Anet & Nejno
Nejno Nejno
Hey Anet, I was thinking about how colors shift when light hits paper, like the way a bright lamp can make a painted hue look warmer or cooler. Do you ever try to model that in code, making a digital canvas that reacts to light like a real piece of art?
Anet Anet
Yeah, I’ve built a few shaders that tweak the color temperature on the fly. I feed the RGB values through a simple spectral lookup and then blend it with the scene’s light source. It’s all about keeping the gamma curve right and letting the light’s hue drive the interpolation. The result? A digital canvas that actually feels the lamp change the mood of a paint stroke.
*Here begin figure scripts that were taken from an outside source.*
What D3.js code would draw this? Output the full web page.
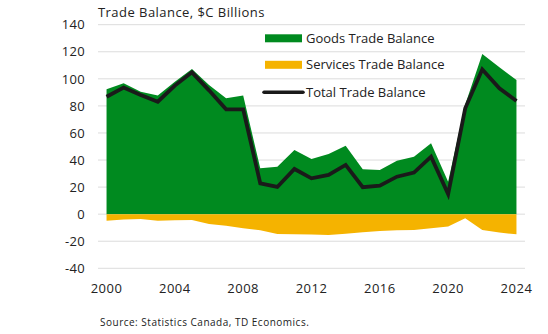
<!DOCTYPE html>
<html><head><meta charset="utf-8">
<script src="https://cdn.jsdelivr.net/npm/d3@7"></script>
<style>body{margin:0;background:#fff}svg{display:block}text{font-family:"Open Sans",sans-serif;fill:#222}</style>
</head><body><svg id="c" width="548" height="334"></svg>
<script>
const years = d3.range(2000, 2025);
const goods = [92.3,96.7,90.5,87.6,97.9,107.3,95.5,85.6,87.6,33.9,35.1,47.4,40.8,44.5,50.6,33.2,32.7,39.5,42.5,52.4,24.0,81.0,118.4,108.5,99.2];
const services = [-4.8,-4.0,-3.6,-4.8,-4.5,-4.3,-7.2,-8.5,-10.4,-11.9,-14.6,-14.9,-15.1,-15.4,-14.4,-13.4,-12.4,-11.9,-11.7,-10.4,-9.2,-3.0,-11.7,-13.6,-14.9];
const total = [86.8,93.5,88.0,83.1,95.0,104.8,91.5,77.5,77.5,22.8,20.1,33.4,26.5,29.0,36.4,19.9,21.1,27.7,30.7,42.5,14.9,78.2,107.0,93.0,83.6];
const yTicks = [140,120,100,80,60,40,20,0,-20,-40];
const xTickYears = [2000,2004,2008,2012,2016,2020,2024];
const seriesNames = ["Goods Trade Balance","Services Trade Balance","Total Trade Balance"];
const colors = ["#008a1f","#f5b300","#1a1a1a"];

const svg = d3.select("#c");
const pL = 98, pR = 525, pT = 24.7, pB = 268.3;
const x = d3.scaleBand().domain(years).range([pL, pR]);
const xc = d => x(d) + x.bandwidth()/2;
const y = d3.scaleLinear().domain([-40, 140]).range([pB, pT]);

// gridlines
svg.append("g").selectAll("line").data(yTicks).join("line")
  .attr("x1", pL).attr("x2", pR)
  .attr("y1", d => y(d)).attr("y2", d => y(d))
  .attr("stroke", "#dcdcdc").attr("stroke-width", 1);

// y axis labels
const yAxis = d3.axisLeft(y).tickValues(yTicks).tickSize(0).tickPadding(0).tickFormat(d => String(d));
const ya = svg.append("g").attr("transform", `translate(${pL-13},0)`).call(yAxis);
ya.select(".domain").remove();
ya.selectAll("text").style("font-family", '"Open Sans",sans-serif').style("font-size","13px").style("letter-spacing","0.3px").attr("fill","#222");

// areas
const idx = years.map((d,i)=>i);
const areaG = d3.area().x(i => xc(years[i])).y0(y(0)).y1(i => y(goods[i]));
const areaS = d3.area().x(i => xc(years[i])).y0(y(0)).y1(i => y(services[i]));
svg.append("path").attr("d", areaG(idx)).attr("fill", colors[0]);
svg.append("path").attr("d", areaS(idx)).attr("fill", colors[1]);
const line = d3.line().x(i => xc(years[i])).y(i => y(total[i]));
svg.append("path").attr("d", line(idx)).attr("fill","none").attr("stroke", colors[2]).attr("stroke-width", 3.8).attr("stroke-linejoin","miter");

// x axis labels
const xAxis = d3.axisBottom(x).tickValues(xTickYears).tickSize(0).tickPadding(0);
const xa = svg.append("g").attr("transform", `translate(0,${pB+14})`).call(xAxis);
xa.select(".domain").remove();
xa.selectAll("text").style("font-family", '"Open Sans",sans-serif').style("font-size","13px").style("letter-spacing","0.5px").attr("fill","#222").attr("dy","0.35em").attr("y",6);

// title
svg.append("text").attr("x", 98).attr("y", 12).attr("dy","0.35em").style("font-size","13px").style("letter-spacing","0.45px").text("Trade Balance, $C Billions");

// legend
const lg = svg.append("g");
const ly = [38.3, 64.8, 92.3];
lg.append("rect").attr("x",265).attr("y",ly[0]-4).attr("width",37).attr("height",8).attr("fill",colors[0]);
lg.append("rect").attr("x",265).attr("y",ly[1]-4).attr("width",37).attr("height",8).attr("fill",colors[1]);
lg.append("line").attr("x1",264).attr("x2",303).attr("y1",ly[2]).attr("y2",ly[2]).attr("stroke",colors[2]).attr("stroke-width",3.5).attr("stroke-linecap","round");
lg.selectAll("text.lt").data(seriesNames).join("text").attr("class","lt")
  .attr("x",306).attr("y",(d,i)=>ly[i]).attr("dy","0.35em").style("font-size","13px").text(d=>d);

// source
svg.append("text").attr("x",100).attr("y",322.4).attr("dy","0.35em").style("font-size","10px").style("letter-spacing","0.5px").text("Source: Statistics Canada, TD Economics.");
</script></body></html>
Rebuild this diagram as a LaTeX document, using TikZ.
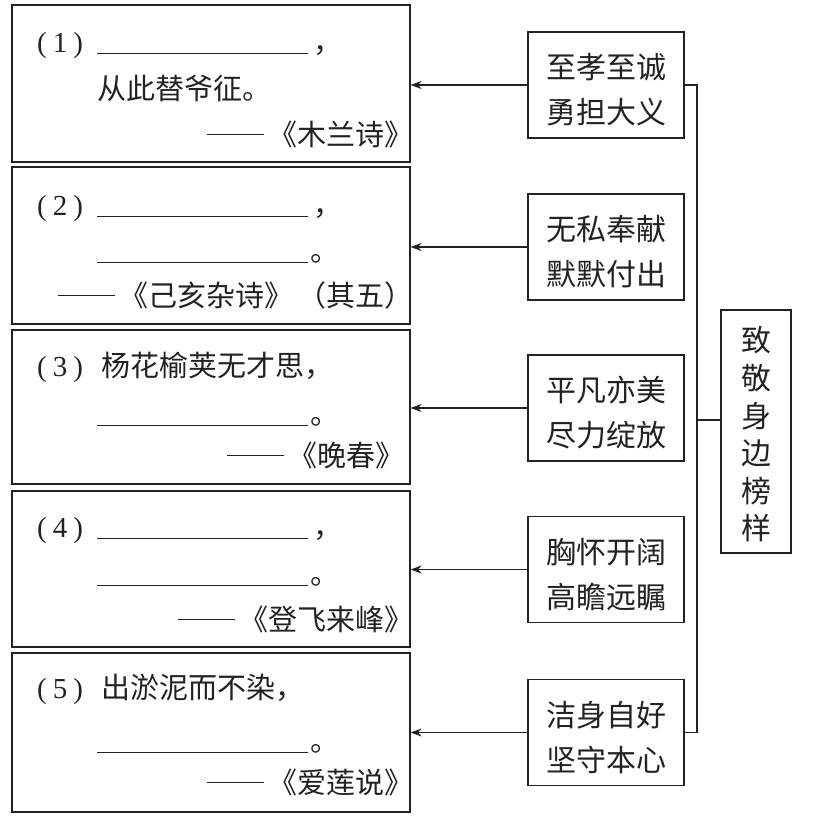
\documentclass[tikz,border=0pt]{standalone}
\usepackage{fontspec}
\setmainfont{Liberation Serif}
\newfontfamily\cjk{Noto Sans CJK SC}
\usetikzlibrary{arrows.meta}
\definecolor{ink}{HTML}{222222}
\begin{document}
\begin{tikzpicture}[x=1pt,y=-1pt,
  lbox/.style={draw=ink,line width=1.2pt,minimum width=398pt,inner sep=0pt},
  mbox/.style={draw=ink,line width=1.2pt,minimum width=156pt,minimum height=106pt,inner sep=0pt},
  rbox/.style={draw=ink,line width=1.2pt,minimum width=70pt,minimum height=243pt,inner sep=0pt},
  num/.style={anchor=base west,inner sep=0pt,text=ink,font=\fontsize{29}{29}\selectfont},
  ltxt/.style={anchor=base west,inner sep=0pt,text=ink,font=\cjk\fontsize{29}{29}\selectfont},
  src/.style={anchor=base east,inner sep=0pt,text=ink,font=\cjk\fontsize{29}{29}\selectfont},
  mtxt/.style={inner sep=0pt,text=ink,align=center,font=\cjk\fontsize{30}{45}\selectfont},
  rtxt/.style={inner sep=0pt,text=ink,align=center,font=\cjk\fontsize{30}{37.6}\selectfont},
  conn/.style={draw=ink,line width=1.2pt},
  arr/.style={draw=ink,line width=1.1pt,-{Stealth[length=11pt,width=8pt]}}
]
\newcommand{\blankc}{\rule[-2pt]{211pt}{1.1pt}\hspace{5pt}，}
\newcommand{\blankp}{\rule[-2pt]{211pt}{1.1pt}\hspace{2pt}。}
\newcommand{\ddash}{\rule[10pt]{57pt}{1.2pt}\hspace{5pt}}
\useasboundingbox (0,0) rectangle (812,822);

% left boxes
\node[lbox,minimum height=157pt] (L1) at (211,83.5) {};
\node[lbox,minimum height=157pt] (L2) at (211,245.5) {};
\node[lbox,minimum height=154pt] (L3) at (211,407) {};
\node[lbox,minimum height=156pt] (L4) at (211,569) {};
\node[lbox,minimum height=159pt] (L5) at (211,732.5) {};

% box 1
\node[num] (n1) at (37,52) {(\hspace{6pt}1\hspace{6pt})};
\node[ltxt] (b1a) at (97,52) {\blankc};
\node[ltxt] (b1b) at (97,99) {从此替爷征。};
\node[src] (s1) at (414,145) {\ddash《木兰诗》};
% box 2
\node[num] (n2) at (37,215) {(\hspace{6pt}2\hspace{6pt})};
\node[ltxt] (b2a) at (97,215) {\blankc};
\node[ltxt] (b2b) at (97,261) {\blankp};
\node[src] (s2) at (414,306) {\ddash《己亥杂诗》\hspace{4pt}（其五）};
% box 3
\node[num] (n3) at (37,376) {(\hspace{6pt}3\hspace{6pt})};
\node[ltxt] (b3a) at (101,376) {杨花榆荚无才思，};
\node[ltxt] (b3b) at (97,424) {\blankp};
\node[src] (s3) at (405,466) {\ddash《晚春》};
% box 4
\node[num] (n4) at (37,537) {(\hspace{6pt}4\hspace{6pt})};
\node[ltxt] (b4a) at (97,537) {\blankc};
\node[ltxt] (b4b) at (97,584) {\blankp};
\node[src] (s4) at (414,630) {\ddash《登飞来峰》};
% box 5
\node[num] (n5) at (37,698) {(\hspace{6pt}5\hspace{6pt})};
\node[ltxt] (b5a) at (101,698) {出淤泥而不染，};
\node[ltxt] (b5b) at (97,751) {\blankp};
\node[src] (s5) at (414,793) {\ddash《爱莲说》};

% middle boxes
\node[mbox] (M1) at (606,85) {};
\node[mbox] (M2) at (606,247) {};
\node[mbox] (M3) at (606,408) {};
\node[mbox] (M4) at (606,569.5) {};
\node[mbox] (M5) at (606,732.5) {};
\node[mtxt] (M1t) at ([yshift=-5pt]M1.center) {至孝至诚\\勇担大义};
\node[mtxt] (M2t) at ([yshift=-5pt]M2.center) {无私奉献\\默默付出};
\node[mtxt] (M3t) at ([yshift=-5pt]M3.center) {平凡亦美\\尽力绽放};
\node[mtxt] (M4t) at ([yshift=-5pt]M4.center) {胸怀开阔\\高瞻远瞩};
\node[mtxt] (M5t) at ([yshift=-5pt]M5.center) {洁身自好\\坚守本心};

% right box
\node[rbox] (R) at (756,431.5) {};
\node[rtxt] (Rt) at ([yshift=-3pt]R.center) {致\\敬\\身\\边\\榜\\样};

% connectors
\coordinate (bus) at (697,420);
\draw[conn] (M1.east) -- (M1.east -| bus) -- (M5.east -| bus) -- (M5.east);
\draw[conn] (bus) -- (bus -| R.west);
\draw[arr] (M1.west) -- (M1.west -| L1.east);
\draw[arr] (M2.west) -- (M2.west -| L2.east);
\draw[arr] (M3.west) -- (M3.west -| L3.east);
\draw[arr] (M4.west) -- (M4.west -| L4.east);
\draw[arr] (M5.west) -- (M5.west -| L5.east);
\end{tikzpicture}
\end{document}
Want to dive into the math?
Nejno Nejno
That sounds really cool. Just to make sure I’m not missing something—when you map RGB to a spectral look‑up table, do you convert each channel to a wavelength estimate first, then blend that with the scene light’s spectral distribution? And for the gamma, do you apply a linear‑to‑sRGB conversion before blending or after? Also, how do you keep the interpolation smooth when the light hue jumps a bit? It’d be great to see the equations you’re using.
Anet Anet
Sure, here’s the gist in plain math so you can drop it straight into a shader or a small script. First linearise the colour, because RGB in most images is gamma‑encoded. **Linearise RGB** R_lin = R^γ G_lin = G^γ B_lin = B^γ where γ ≈ 2.2 for sRGB. **Estimate a dominant wavelength** (a very rough “pseudo‑spectral” map). You can do a weighted sum that pulls more from the red channel for the low end of the spectrum and from blue for the high end. λ_est = a·R_lin + b·G_lin + c·B_lin Typical weights: a≈0.4, b≈0.3, c≈0.3. This gives you a number in the 400–700 nm range if you scale it appropriately. **Blend with the light’s spectral distribution** Suppose L(λ) is the light’s spectrum (a table of intensity vs wavelength). Your pigment’s reflectance S_p(λ) is another table (or a simple model). Compute the reflected spectrum at the estimated wavelength: S_out(λ) = S_p(λ) · L(λ) If you want a single RGB value, sample S_out(λ) at the three key wavelengths that map back to R, G, B (roughly 700 nm, 546 nm, 435 nm) and convert them back to linear RGB: R' = S_out(700 nm) G' = S_out(546 nm) B' = S_out(435 nm) **Gamma correction** Apply gamma to get back to display space: R_disp = (R')^(1/γ) G_disp = (G')^(1/γ) B_disp = (B')^(1/γ) **Smooth interpolation when light hue jumps** Use linear interpolation in the spectral domain, not in RGB. If your light switches from one dominant λ to another, do: S_out_interp(λ) = (1‑t)·S_out_prev(λ) + t·S_out_new(λ) where t∈[0,1] is the interpolation factor over time. This keeps the spectral shape changing smoothly, so the perceived colour changes gradually instead of jumping. Put it all together, you get a chain: 1. Linearise input RGB. 2. Estimate λ_est. 3. Sample pigment spectrum at that λ and multiply by light spectrum. 4. Interpolate if the light changes. 5. Convert the resulting spectral sample back to RGB. 6. Apply gamma to output. That’s the core of a light‑reactive paint shader. Feel free to tweak the weights or add a more sophisticated reflectance model if you want more realism. Happy hacking.
Nejno Nejno
Wow, that’s a lot of detail—thanks for the step‑by‑step. I’ll try plugging it into my shader and see how the colors shift with a changing lamp. Maybe I’ll tweak the weights a bit, just to keep my canvas from feeling too flat. Let me know if you notice any “jump” in the hue when the light changes; I’m hoping the interpolation will keep it smooth. Good luck experimenting!
Anet Anet
Sounds solid. Hit me up with screenshots if it still stutters—maybe a faster lerp on the spectral samples or a little noise can mask a hiccup. Happy tweaking!
Nejno Nejno
Glad to hear it’s working! I’ll let you know if I hit any hiccups and if I add any noise tricks. Thanks for the tip, and happy tweaking too!
Anet Anet
Nice, keep me posted on how it pans out. If the colors still feel off, we can play with the spectral weight map or add a subtle dithering function. Catch you later.